MERCED, Calif. (AP) — After a months-long manhunt, police arrested a suspect in the death of an 8-year-old girl who had been reported missing before her body was found last March inside a central California home, authorities said Sunday.
Dhante Jackson was taken into custody Saturday in the San Francisco Bay Area city of Newark on suspicion of killing Sophia Mason, police and the California attorney general's office said.
Investigators determined the child suffered continuous physical abuse, was malnourished and at times was forced to live in a shed in the backyard of Jackson's home, Merced Police Department Lt. Joe Perez said during a news conference Sunday.
Jackson was in a relationship with the young victim's mother, 30-year-old Samantha Johnson, who was arrested in March and has pleaded not guilty to murder and child abuse, prosecutors said.
Jackson, 34, also faces murder and child abuse charges. It wasn't known Sunday if he has an attorney who could speak on his behalf.
Four other people were arrested Saturday on suspicion of helping Jackson evade arrest, Perez said.
"In my 20 years of law enforcement, this case is the most disturbing and horrific that I've seen," the lieutenant said.
Sophia was reported missing by relatives in the San Francisco Bay Area city of Hayward. They told police they had not had contact with the girl since December, and that she was known to stay at different locations between Hayward and Southern California.
The missing person report led Hayward police to arrest Johnson on a warrant stemming from a case of child abuse in Alameda County last year, police said.
Statements Johnson made to Hayward police prompted them to ask for assistance from the Merced Police Department, which served a search warrant in March at the house in Merced where Jackson lived, they said.
Merced police found Sophia's body in a bathtub, inside a locked bathroom, according to court documents.
Johnson told a Merced police detective that Jackson, her boyfriend, had kept Sophia in a shed and that the child was subjected to physical and sexual abuse by Jackson.
Sophia twice personally told social workers that her mother had choked and hit her, according to child-welfare documents uncovered by the Bay Area News Group.

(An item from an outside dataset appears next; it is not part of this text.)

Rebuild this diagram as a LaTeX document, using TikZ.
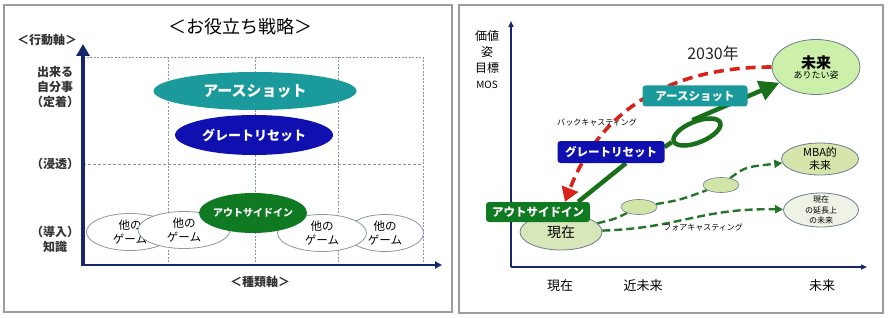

At one point, the internal documents show, a teacher and a social worker reported grave concerns over what they considered signs of abuse.
Sophia's grandmother, Sylvia Johnson, last week filed a wrongful death legal claim against Alameda County, alleging the Department of Child and Family Services didn't do enough to protect the little girl.
Alameda County has 45 days to respond to the family's claims, the news group reported Sunday. If no settlement is offered by the county and the claim is rejected, the family has six months to file a lawsuit.